This is a special dessert made from very special ingredients that are easy to find in Hawaii. Ulu (breadfruit) and lilikoi (passion fruit) have long growing seasons so if it’s summer into early winter these gems are probably growing in your neighborhood. At other times of year find them frozen in your local store.
Crust
1 ½ cups oat flour
½ cup rolled oats
½ cup finely chopped pecans
⅓ cup cane or brown sugar
⅓ cup coconut oil, melted
Pinch of sea salt
Filling
2 cups ripe ulu, peeled and seeds removed
1 cup coconut milk
1 cup raw cashews, soaked*
Juice of 1 large or 2 small lemons
½ cup maple syrup
⅓ cup coconut oil, melted
2 teaspoons pure vanilla extract
¼ teaspoon sea salt
Lilikoi topping
3 tablespoons water
2 tablespoons arrowroot or cornstarch
1 ½ cups fresh lilikoi pup, with seeds (about 12 lilikoi)
⅓ cup cane sugar
Preheat the oven to 375 F.
*Soak the raw cashews in a medium-sized bowl covered with boiling water and allow to sit for 10 minutes. Drain and put aside for filling.
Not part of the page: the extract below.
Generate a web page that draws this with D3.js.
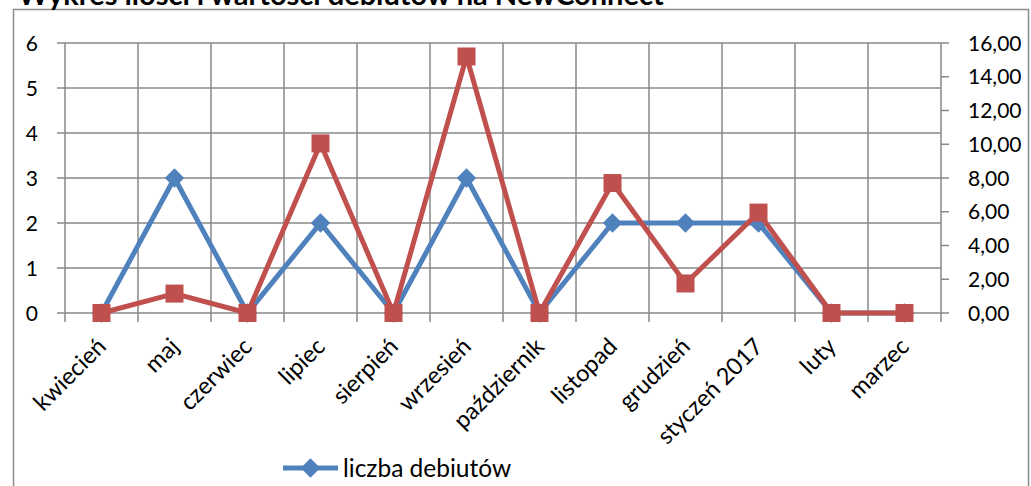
<!DOCTYPE html>
<html>
<head>
<meta charset="utf-8">
<script src="https://cdn.jsdelivr.net/npm/d3@7"></script>
<style>
  body { margin: 0; background: #fff; }
  #plot-canvas { width: 1031px; height: 486px; overflow: hidden; }
  text { font-family: Lato, "Open Sans", sans-serif; fill: #000; }
</style>
</head>
<body>
<div id="plot-canvas"></div>
<script>
const months = ["kwiecień", "maj", "czerwiec", "lipiec", "sierpień", "wrzesień",
    "październik", "listopad", "grudzień", "styczeń 2017", "luty", "marzec"];
const debutCount = [0, 3, 0, 2, 0, 3, 0, 2, 2, 2, 0, 0];
const debutValue = [0, 1.15, 0, 10.05, 0, 15.2, 0, 7.7, 1.75, 5.95, 0, 0];
const leftTicks = [0, 1, 2, 3, 4, 5, 6];
const rightTicks = [0, 2, 4, 6, 8, 10, 12, 14, 16];

const margin = {top: 43, right: 90, bottom: 173, left: 65},
    width = 1031 - margin.left - margin.right,
    height = 486 - margin.top - margin.bottom;
const blue = "#4f81bd", red = "#c0504d", grid = "#888888";

const root = d3.select("#plot-canvas").append("svg")
    .attr("width", 1031)
    .attr("height", 486);

// chart area frame and title (title sits partly above the page, as in the original)
root.append("rect")
    .attr("x", 13.5).attr("y", 9.5)
    .attr("width", 1015).attr("height", 520)
    .attr("fill", "none").attr("stroke", "#8c8c8c").attr("stroke-width", 1.5);

root.append("text")
    .attr("x", 18).attr("y", 5)
    .style("font-size", "29px").style("font-weight", "bold")
    .text("Wykres ilości i wartości debiutów na NewConnect");

const svg = root.append("g").attr("transform", "translate(" + margin.left + "," + margin.top + ")");

const x = d3.scaleBand().domain(months).range([0, width]);
const yLeft = d3.scaleLinear().domain([0, 6]).range([height, 0]);
const yRight = d3.scaleLinear().domain([0, 16]).range([height, 0]);
const cx = d => x(d) + x.bandwidth() / 2;

// horizontal gridlines
svg.append("g").selectAll("line")
    .data(leftTicks).enter().append("line")
    .attr("x1", -8).attr("x2", width)
    .attr("y1", d => yLeft(d)).attr("y2", d => yLeft(d))
    .attr("stroke", grid).attr("stroke-width", 1.5);

// vertical gridlines at category boundaries, running past the axis as ticks
svg.append("g").selectAll("line")
    .data(d3.range(months.length + 1)).enter().append("line")
    .attr("x1", i => i * x.bandwidth()).attr("x2", i => i * x.bandwidth())
    .attr("y1", 0).attr("y2", height + 9)
    .attr("stroke", grid).attr("stroke-width", 1.5);

// right axis ticks
svg.append("g").selectAll("line")
    .data(rightTicks).enter().append("line")
    .attr("x1", width).attr("x2", width + 8)
    .attr("y1", d => yRight(d)).attr("y2", d => yRight(d))
    .attr("stroke", grid).attr("stroke-width", 1.5);

// left axis labels
svg.append("g").selectAll("text")
    .data(leftTicks).enter().append("text")
    .attr("x", -27).attr("y", d => yLeft(d)).attr("dy", "0.36em")
    .style("text-anchor", "end").style("font-size", "21px")
    .text(d => d);

// right axis labels
const fmt = d => d3.format(".2f")(d).replace(".", ",");
svg.append("g").selectAll("text")
    .data(rightTicks).enter().append("text")
    .attr("x", width + 27).attr("y", d => yRight(d)).attr("dy", "0.36em")
    .style("font-size", "21px")
    .text(fmt);

// category labels, rotated
svg.append("g").selectAll("text")
    .data(months).enter().append("text")
    .attr("transform", d => "translate(" + (cx(d) + 6) + "," + (height + 35) + ") rotate(-45)")
    .style("text-anchor", "end").style("font-size", "23.5px")
    .text(d => d);

// series: count (left axis)
const countLine = d3.line().x((d, i) => cx(months[i])).y(d => yLeft(d));
svg.append("path").datum(debutCount)
    .attr("d", countLine)
    .attr("fill", "none").attr("stroke", blue).attr("stroke-width", 5)
    .attr("stroke-linejoin", "round");
const diamond = d3.symbol().type(d3.symbolDiamond2).size(240);
svg.append("g").selectAll("path")
    .data(debutCount).enter().append("path")
    .attr("d", diamond)
    .attr("transform", (d, i) => "translate(" + cx(months[i]) + "," + yLeft(d) + ")")
    .attr("fill", blue);

// series: value (right axis)
const valueLine = d3.line().x((d, i) => cx(months[i])).y(d => yRight(d));
svg.append("path").datum(debutValue)
    .attr("d", valueLine)
    .attr("fill", "none").attr("stroke", red).attr("stroke-width", 5)
    .attr("stroke-linejoin", "round");
svg.append("g").selectAll("rect")
    .data(debutValue).enter().append("rect")
    .attr("x", (d, i) => cx(months[i]) - 9)
    .attr("y", d => yRight(d) - 9)
    .attr("width", 18).attr("height", 18)
    .attr("fill", red);

// legend
const legend = root.append("g").attr("transform", "translate(283,468)");
legend.append("line").attr("x1", 0).attr("x2", 55).attr("y1", 0).attr("y2", 0)
    .attr("stroke", blue).attr("stroke-width", 5);
legend.append("path").attr("d", diamond)
    .attr("transform", "translate(27.5,0)").attr("fill", blue);
legend.append("text").attr("x", 60).attr("y", 0).attr("dy", "0.36em")
    .style("font-size", "24.5px")
    .text("liczba debiutów");
</script>
</body>
</html>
In a large bowl, combine oat flour, rolled oats, pecans, sugar, coconut oil and salt mixing until it begins to stick together. Spoon the mixture into the bottom of a 9-inch parchment-lined pie plate. Bake for 10 minutes, or until the crust begins to brown. Remove from the oven and allow to cool before adding filling.
For the filling, add the ripe ulu to a blender with the coconut milk, cashews, lemon juice, maple syrup, coconut oil, vanilla extract and sea salt. Blend until silky smooth (about a minute). Pour into the prepared crust and place the pie in the freezer for 4 hours or until solid.
For the lilikoi topping, mix water and cornstarch together with a whisk in a medium sized pot and add to medium-high heat. Stir in lilikoi and sugar and continue to stir constantly until the mixture begins to bubble and thicken. Remove from heat and allow to cool before pouring over the top of the frozen cheesecake. Return the cheesecake to the freezer to allow the topping to set.
Keep cheesecake frozen until ready to enjoy. Allow the cheesecake to thaw for about an hour before serving.